Entries taken from a collection:
== == ==

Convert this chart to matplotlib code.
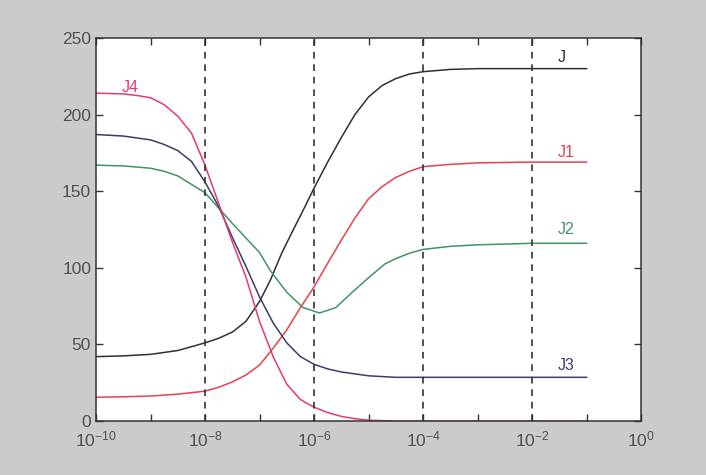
import numpy as np
import matplotlib
matplotlib.use('Agg')
import matplotlib.pyplot as plt
from matplotlib.ticker import FixedLocator, FuncFormatter

plt.rcParams['font.family'] = ['Liberation Sans', 'DejaVu Sans']
plt.rcParams['mathtext.fontset'] = 'custom'
plt.rcParams['mathtext.rm'] = 'Liberation Sans'
plt.rcParams['mathtext.it'] = 'Liberation Sans'

# Curves: x as powers of ten, y values
exp_J = [-10, -9.5, -9, -8.5, -8, -7.75, -7.5, -7.25, -7, -6.8, -6.6, -6.4, -6.2, -6, -5.75, -5.5,
         -5.25, -5, -4.75, -4.5, -4.25, -4, -3.5, -3, -2, -1]
val_J = [42, 42.5, 43.5, 46, 51, 54, 58, 65, 78, 92, 109, 123.5, 137.5, 152, 169, 185,
         200, 211.5, 219, 223.5, 226.5, 228, 229.5, 230, 230, 230]

exp_J1 = [-10, -9.5, -9, -8.5, -8, -7.75, -7.5, -7.25, -7, -6.75, -6.5, -6.25, -6, -5.75, -5.5,
          -5.25, -5, -4.75, -4.5, -4.25, -4, -3.5, -3, -2, -1]
val_J1 = [15.5, 15.8, 16.3, 17.5, 19.5, 22, 25.5, 30, 36.5, 47.5, 59.5, 74, 87.5, 103, 118,
          132.5, 145, 153, 159, 163, 166, 167.5, 168.5, 169, 169]

exp_J2 = [-10, -9.5, -9, -8.75, -8.5, -8.25, -8, -7.75, -7.5, -7.25, -7, -6.8, -6.5, -6.2, -5.9,
          -5.6, -5.3, -5, -4.7, -4.5, -4.25, -4, -3.5, -3, -2, -1]
val_J2 = [167, 166.5, 165, 163, 160, 154.5, 149, 139, 129, 119.5, 110, 98, 84, 74, 70.5,
          74, 84, 93.5, 102.5, 106, 109.5, 112, 114, 115, 116, 116]

exp_J3 = [-10, -9.5, -9, -8.75, -8.5, -8.25, -8, -7.75, -7.5, -7.25, -7, -6.75, -6.5, -6.25, -6,
          -5.75, -5.5, -5, -4.5, -4, -3, -2, -1]
val_J3 = [187, 186, 183.5, 180.5, 176.5, 169.5, 156, 140, 120, 101, 81, 64, 51, 42, 37,
          34, 32, 29.5, 28.5, 28.5, 28.5, 28.5, 28.5]

exp_J4 = [-10, -9.5, -9.25, -9, -8.75, -8.5, -8.25, -8, -7.75, -7.5, -7.25, -7, -6.75, -6.5, -6.25,
          -6, -5.75, -5.5, -5.25, -5, -4.5, -4, -3, -2, -1]
val_J4 = [214, 213.5, 212.5, 211, 206.5, 199, 188, 167, 142, 117, 94, 65, 42, 24, 14,
          9, 5.5, 3, 1.5, 0.5, 0, 0, 0, 0, 0]

names = ['J', 'J1', 'J2', 'J3', 'J4']
colors = ['#303030', '#e8404e', '#3f9468', '#3c3c6c', '#e33a70']
# label positions (exponent, value)
label_exp = [-1.45, -1.38, -1.38, -1.38, -9.38]
label_val = [237, 175, 125, 36.5, 217.5]

dashed_exp = [-8, -6, -4, -2]

fig = plt.figure(figsize=(7.06, 4.75), dpi=100)
fig.patch.set_facecolor('#cbcbcb')
ax = fig.add_axes([0.136, 0.1137, 0.772, 0.8063])
ax.set_facecolor('white')

series = [(exp_J, val_J), (exp_J1, val_J1), (exp_J2, val_J2), (exp_J3, val_J3), (exp_J4, val_J4)]
for (e, v), c in zip(series, colors):
    ax.plot(10.0 ** np.array(e), v, color=c, lw=1.1)

for e in dashed_exp:
    ax.axvline(10.0 ** e, color='#333333', lw=1.2, ls=(0, (4, 3.5)))

for n, c, le, lv in zip(names, colors, label_exp, label_val):
    ax.text(10.0 ** le, lv, n, color=c, fontsize=11.5, ha='center', va='center')

ax.set_xscale('log')
ax.set_xlim(1e-10, 1)
ax.set_ylim(0, 250)
ax.xaxis.set_major_locator(FixedLocator([10.0 ** k for k in range(-10, 1)]))
ax.xaxis.set_minor_locator(FixedLocator([]))


def fmt(x, pos):
    k = int(round(np.log10(x)))
    if k % 2 == 0:
        return r'$10^{%d}$' % k
    return ''


ax.xaxis.set_major_formatter(FuncFormatter(fmt))
ax.set_yticks([0, 50, 100, 150, 200, 250])
ax.tick_params(direction='in', top=True, right=True, length=5, width=1,
               colors='#333333', labelcolor='#505050', labelsize=12.5)
ax.tick_params(axis='x', pad=6)
for s in ax.spines.values():
    s.set_color('#333333')
    s.set_linewidth(1.1)

fig.savefig('out.png', dpi=100, facecolor=fig.get_facecolor())
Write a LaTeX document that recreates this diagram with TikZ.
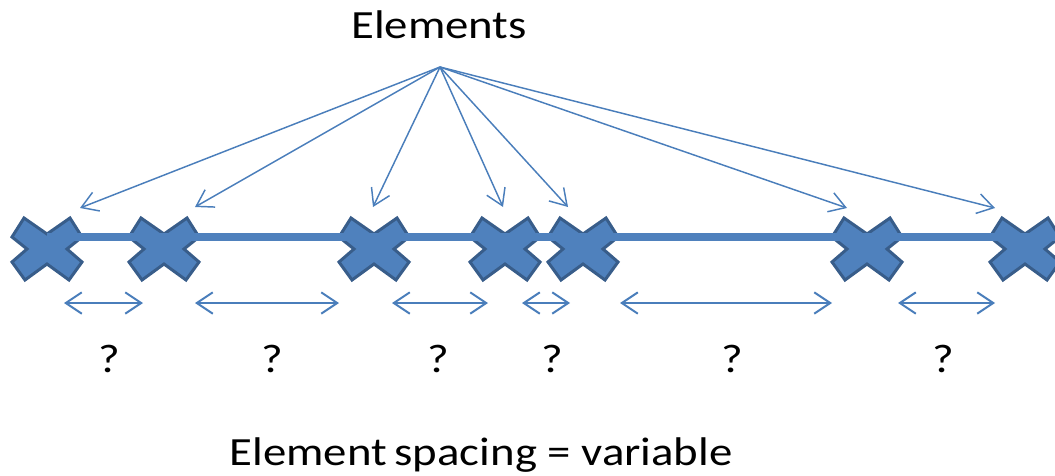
\documentclass[tikz,border=0pt]{standalone}
\usepackage{fontspec}
\setmainfont{Carlito}
\usetikzlibrary{arrows.meta}
\definecolor{elemfill}{HTML}{4F81BD}
\definecolor{elemedge}{HTML}{385D8A}
\definecolor{arrowblue}{HTML}{4A7EBB}
\tikzset{
  elemx/.pic={\draw[line width=2.25pt,draw=elemedge,fill=elemfill,line join=miter]
    (-35,-12)--(-23,-31)--(0,-15)--(23,-31)--(35,-12)--(20,0)--(35,13)--(22,31)--(0,15)--(-22,31)--(-35,13)--(-20,0)--cycle;},
  fan/.style={arrowblue,line width=1.1pt,-{Straight Barb[length=12pt,width=15pt]}},
  gap/.style={arrowblue,line width=1.5pt,{Straight Barb[length=12pt,width=16pt]}-{Straight Barb[length=12pt,width=16pt]}},
  lbl/.style={font=\fontsize{30}{36}\selectfont,inner sep=0pt,anchor=base,xscale=1.17}
}
\begin{document}
\begin{tikzpicture}[x=0.75pt,y=-0.75pt]
\useasboundingbox (0,0) rectangle (1055,475);
\node[lbl] (elements) at (439,38) {Elements};
\coordinate (hub) at (440,67);
% the elements on the line
\foreach \n/\x in {1/47,2/164,3/374,4/505,5/583,6/867,7/1025}{
  \coordinate (e\n) at (\x,249);
  \pic at (e\n) {elemx};
}
\coordinate (lineend) at (1055,237);
\draw[elemfill,line width=6pt] (e1) ++(0,-12) -- (lineend);
% arrows from the label
\foreach \n/\x/\y in {1/80/208,2/195/207,3/373/207,4/503/207,5/568/207,6/847/208,7/995/208}{
  \coordinate (t\n) at (\x,\y);
  \draw[fan] (hub) -- (t\n);
}
% spacings
\foreach \n/\a/\b/\q in {1/64/143/109,2/195/339/272,3/392/488/438,4/522/570/552,5/620/832/732,6/898/995/943}{
  \coordinate (l\n) at (\a,303);
  \coordinate (r\n) at (\b,303);
  \draw[gap] (l\n) -- (r\n);
  \node[lbl] (q\n) at (\q,372) {?};
}
\node[lbl] (spacing) at (481,465) {Element\,spacing = variable};
\end{tikzpicture}
\end{document}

== == ==

#### Written instruction:
Please restate the material above line by line, exactly, beginning at its first line and ending with the line that contains "plt.rcParams['mathtext.it'] = 'Liberation", without any pictures.

#### The solution:
Convert this chart to matplotlib code.
import numpy as np
import matplotlib
matplotlib.use('Agg')
import matplotlib.pyplot as plt
from matplotlib.ticker import FixedLocator, FuncFormatter

plt.rcParams['font.family'] = ['Liberation Sans', 'DejaVu Sans']
plt.rcParams['mathtext.fontset'] = 'custom'
plt.rcParams['mathtext.rm'] = 'Liberation Sans'
plt.rcParams['mathtext.it'] = 'Liberation Sans'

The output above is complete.